Leave the pictures out and quote every line from the start of the listing to the line with "b_379_err = [3, 3, 5, 6, 4]", inclusive.

□ □ □ □ □ □ □

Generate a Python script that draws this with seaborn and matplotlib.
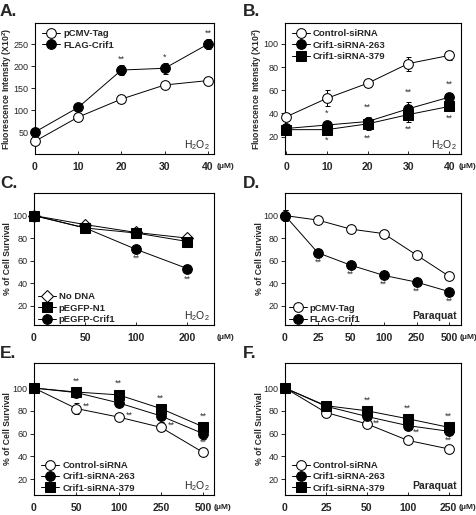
import numpy as np
import pandas as pd
import seaborn as sns
import matplotlib.pyplot as plt

# ---- data ----
# A: fluorescence, H2O2 (uM)
a_dose = [0, 10, 20, 30, 40]
a_pcmv = [29, 84, 125, 157, 167]
a_pcmv_err = [5, 4, 8, 3, 8]
a_flag = [50, 106, 191, 195, 250]
a_flag_err = [3, 3, 12, 13, 12]

# B: fluorescence after siRNA, H2O2 (uM)
b_dose = [0, 10, 20, 30, 40]
b_ctrl = [37, 53, 66, 83, 90]
b_ctrl_err = [3, 7, 3, 6, 4]
b_263 = [27, 30, 33, 44, 54]
b_263_err = [3, 3, 4, 6, 3]
b_379 = [26, 26, 31, 39, 46]
b_379_err = [3, 3, 5, 6, 4]

# C: survival, H2O2 (uM)
c_labels = ["0", "50", "100", "200"]
c_nodna = [100, 92, 85, 80]
c_nodna_err = [1, 1, 1, 1]
c_n1 = [100, 89, 84.5, 77]
c_n1_err = [1, 1, 1, 1]
c_crif = [100, 89, 70, 53]
c_crif_err = [1, 1, 2, 3]

# D: survival, paraquat (uM)
d_labels = ["0", "25", "50", "100", "250", "500"]
d_pcmv = [100, 96, 88, 84, 65, 46]
d_pcmv_err = [5, 3, 3, 3, 1, 1]
d_flag = [100, 67, 56, 47, 41, 32.5]
d_flag_err = [5, 3, 2, 1, 1, 1]

# E: survival after siRNA, H2O2 (uM)
e_labels = ["0", "50", "100", "250", "500"]
e_ctrl = [100, 82, 74.5, 65.5, 43.5]
e_ctrl_err = [2, 5, 2, 3, 2]
e_263 = [100, 96, 87, 75.5, 60]
e_263_err = [2, 3, 3, 5, 5]
e_379 = [100, 96.5, 94, 82, 66]
e_379_err = [2, 3, 3, 2, 2]

# F: survival after siRNA, paraquat (uM)
f_labels = ["0", "25", "50", "100", "250"]
f_ctrl = [100, 78.5, 68.5, 54, 46.5]
f_ctrl_err = [1, 2, 1, 2, 2]
f_263 = [100, 84, 75, 67, 62]
f_263_err = [1, 1, 2, 3, 2]
f_379 = [100, 84.5, 80, 73, 65.5]
f_379_err = [1, 1, 2, 2, 2]

# significance marks: (x, y, text)
a_stars = [(20, 215, "**"), (30, 219, "*"), (40, 274, "**")]
b_stars = [(10, 40, "*"), (10, 17, "*"), (20, 45, "**"), (20, 19, "**"),
           (30, 58, "**"), (30, 26, "**"), (40, 65, "**"), (40, 36, "**")]
c_stars = [(2, 62, "**"), (3, 44, "**")]
d_stars = [(1, 59, "**"), (2, 48, "**"), (3, 39, "**"), (4, 33, "**"), (5, 24, "**")]
e_stars = [(1, 106, "**"), (1.25, 84, "**"), (2, 104, "**"), (2.25, 76, "**"),
           (3, 91, "**"), (3.25, 67, "**"), (4, 75, "**"), (4, 52, "**")]
f_stars = [(2, 89, "**"), (2.22, 69, "**"), (3, 82, "**"), (3.2, 61, "**"),
           (4, 75, "**"), (4, 54, "**")]

sns.set_style("ticks")
plt.rcParams["font.family"] = ["Liberation Sans", "DejaVu Sans"]
plt.rcParams["mathtext.default"] = "regular"

fig = plt.figure(figsize=(4.77, 5.15), dpi=100)

H = 131 / 515
axA = fig.add_axes([35 / 477, 1 - 154 / 515, 179 / 477, H])
axB = fig.add_axes([285 / 477, 1 - 154 / 515, 176 / 477, H])
axC = fig.add_axes([34 / 477, 1 - 325 / 515, 180 / 477, 132 / 515])
axD = fig.add_axes([285 / 477, 1 - 325 / 515, 176 / 477, 132 / 515])
axE = fig.add_axes([34 / 477, 1 - 495 / 515, 180 / 477, 132 / 515])
axF = fig.add_axes([285 / 477, 1 - 495 / 515, 176 / 477, 132 / 515])

# panel letters (figure pixels: x, baseline y)
for txt, px, py in [("A.", 0, 16), ("B.", 243, 16), ("C.", 0, 188),
                    ("D.", 243, 188), ("E.", 0, 358), ("F.", 243, 358)]:
    fig.text(px / 477, 1 - py / 515, txt, fontsize=12.5, fontweight="bold",
             va="baseline", ha="left")

OPEN = dict(markerfacecolor="white", markeredgecolor="black")
FILL = dict(markerfacecolor="black", markeredgecolor="black")


def series(ax, x, y, err, label, marker, face, ms=7):
    df = pd.DataFrame({"x": x, "y": y})
    sns.lineplot(data=df, x="x", y="y", ax=ax, color="black", lw=0.7,
                 marker=marker, markersize=ms, label=label, clip_on=False,
                 zorder=3, **face)
    ax.errorbar(x, y, yerr=err, fmt="none", ecolor="black", elinewidth=0.7,
                capsize=1.8, capthick=0.7, zorder=2, clip_on=False)


def style(ax, xlim, ylim, yticks, xticks, xlabels, ylabel, agent,
          agent_bold=False, mu_x=1.0, ylabel_size=6.2):
    ax.set_xlim(*xlim)
    ax.set_ylim(*ylim)
    ax.set_yticks(yticks)
    ax.set_xticks(xticks)
    ax.set_xticklabels(xlabels)
    ax.set_xlabel("")
    ax.set_ylabel(ylabel, fontsize=ylabel_size, fontweight="bold")
    ax.yaxis.set_label_coords(-0.12, 0.5)
    for s in ax.spines.values():
        s.set_linewidth(0.8)
        s.set_color("black")
    ax.tick_params(axis="y", direction="out", length=3, width=0.7,
                   labelsize=6.5, pad=1.5)
    ax.tick_params(axis="x", direction="in", length=2, width=0.7,
                   labelsize=7.5, pad=5.5)
    for t in ax.get_xticklabels():
        t.set_fontweight("bold")
        t.set_family(["Liberation Sans Narrow", "Liberation Sans"])
    ax.text(mu_x, -0.092, "(\u03bcM)", transform=ax.transAxes, fontsize=6,
            fontweight="bold", va="center", ha="left")
    ax.text(0.975, 0.07, agent, transform=ax.transAxes, fontsize=7.5,
            fontweight="bold" if agent_bold else "normal",
            va="center", ha="right")


def stars(ax, marks):
    for x, y, s in marks:
        ax.text(x, y, s, fontsize=6.5, ha="center", va="center", color="#333333")


def legend(ax, loc, anchor):
    ax.legend(loc=loc, bbox_to_anchor=anchor, frameon=False,
              handlelength=1.9, handletextpad=0.3, labelspacing=0.25,
              borderaxespad=0.0, prop={"weight": "bold", "size": 6.8})


# A
series(axA, a_dose, a_pcmv, a_pcmv_err, "pCMV-Tag", "o", OPEN)
series(axA, a_dose, a_flag, a_flag_err, "FLAG-Crif1", "o", FILL)
style(axA, (0, 41.4), (0, 298), [50, 100, 150, 200, 250], [0, 10, 20, 30, 40],
      ["0", "10", "20", "30", "40"], "Fluorescence Intensity (X10$^2$)",
      "H$_2$O$_2$", mu_x=1.017)
stars(axA, a_stars)
legend(axA, "upper left", (0.02, 0.98))

# B
series(axB, b_dose, b_ctrl, b_ctrl_err, "Control-siRNA", "o", OPEN)
series(axB, b_dose, b_263, b_263_err, "Crif1-siRNA-263", "o", FILL)
series(axB, b_dose, b_379, b_379_err, "Crif1-siRNA-379", "s", FILL)
style(axB, (-0.25, 42.9), (5, 118), [20, 40, 60, 80, 100], [0, 10, 20, 30, 40],
      ["0", "10", "20", "30", "40"], "Fluorescence Intensity (X10$^2$)",
      "H$_2$O$_2$", mu_x=0.985)
stars(axB, b_stars)
legend(axB, "upper left", (0.02, 0.98))

# C
cx = np.arange(len(c_labels))
series(axC, cx, c_nodna, c_nodna_err, "No DNA", "D", OPEN, ms=6)
series(axC, cx, c_n1, c_n1_err, "pEGFP-N1", "s", FILL)
series(axC, cx, c_crif, c_crif_err, "pEGFP-Crif1", "o", FILL)
style(axC, (0, 3.52), (3, 120), [20, 40, 60, 80, 100], cx, c_labels,
      "% of Cell Survival", "H$_2$O$_2$", mu_x=1.017)
stars(axC, c_stars)
legend(axC, "lower left", (0.0, -0.02))

# D
dx = np.arange(len(d_labels))
series(axD, dx, d_pcmv, d_pcmv_err, "pCMV-Tag", "o", OPEN)
series(axD, dx, d_flag, d_flag_err, "FLAG-Crif1", "o", FILL)
style(axD, (0, 5.35), (3, 120), [20, 40, 60, 80, 100], dx, d_labels,
      "% of Cell Survival", "Paraquat", agent_bold=True, mu_x=0.99)
stars(axD, d_stars)
legend(axD, "lower left", (0.0, -0.02))

# E
ex = np.arange(len(e_labels))
series(axE, ex, e_ctrl, e_ctrl_err, "Control-siRNA", "o", OPEN)
series(axE, ex, e_263, e_263_err, "Crif1-siRNA-263", "o", FILL)
series(axE, ex, e_379, e_379_err, "Crif1-siRNA-379", "s", FILL)
style(axE, (0, 4.26), (6, 122), [20, 40, 60, 80, 100], ex, e_labels,
      "% of Cell Survival", "H$_2$O$_2$", mu_x=1.0)
stars(axE, e_stars)
legend(axE, "lower left", (0.02, -0.01))

# F
fx = np.arange(len(f_labels))
series(axF, fx, f_ctrl, f_ctrl_err, "Control-siRNA", "o", OPEN)
series(axF, fx, f_263, f_263_err, "Crif1-siRNA-263", "o", FILL)
series(axF, fx, f_379, f_379_err, "Crif1-siRNA-379", "s", FILL)
style(axF, (0, 4.3), (6, 122), [20, 40, 60, 80, 100], fx, f_labels,
      "% of Cell Survival", "Paraquat", agent_bold=True, mu_x=0.985)
stars(axF, f_stars)
legend(axF, "lower left", (0.02, -0.01))

fig.savefig("out.png", dpi=100)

□ □ □ □ □ □ □

FULL SOLUTION:
Generate a Python script that draws this with seaborn and matplotlib.
import numpy as np
import pandas as pd
import seaborn as sns
import matplotlib.pyplot as plt

# ---- data ----
# A: fluorescence, H2O2 (uM)
a_dose = [0, 10, 20, 30, 40]
a_pcmv = [29, 84, 125, 157, 167]
a_pcmv_err = [5, 4, 8, 3, 8]
a_flag = [50, 106, 191, 195, 250]
a_flag_err = [3, 3, 12, 13, 12]

# B: fluorescence after siRNA, H2O2 (uM)
b_dose = [0, 10, 20, 30, 40]
b_ctrl = [37, 53, 66, 83, 90]
b_ctrl_err = [3, 7, 3, 6, 4]
b_263 = [27, 30, 33, 44, 54]
b_263_err = [3, 3, 4, 6, 3]
b_379 = [26, 26, 31, 39, 46]
b_379_err = [3, 3, 5, 6, 4]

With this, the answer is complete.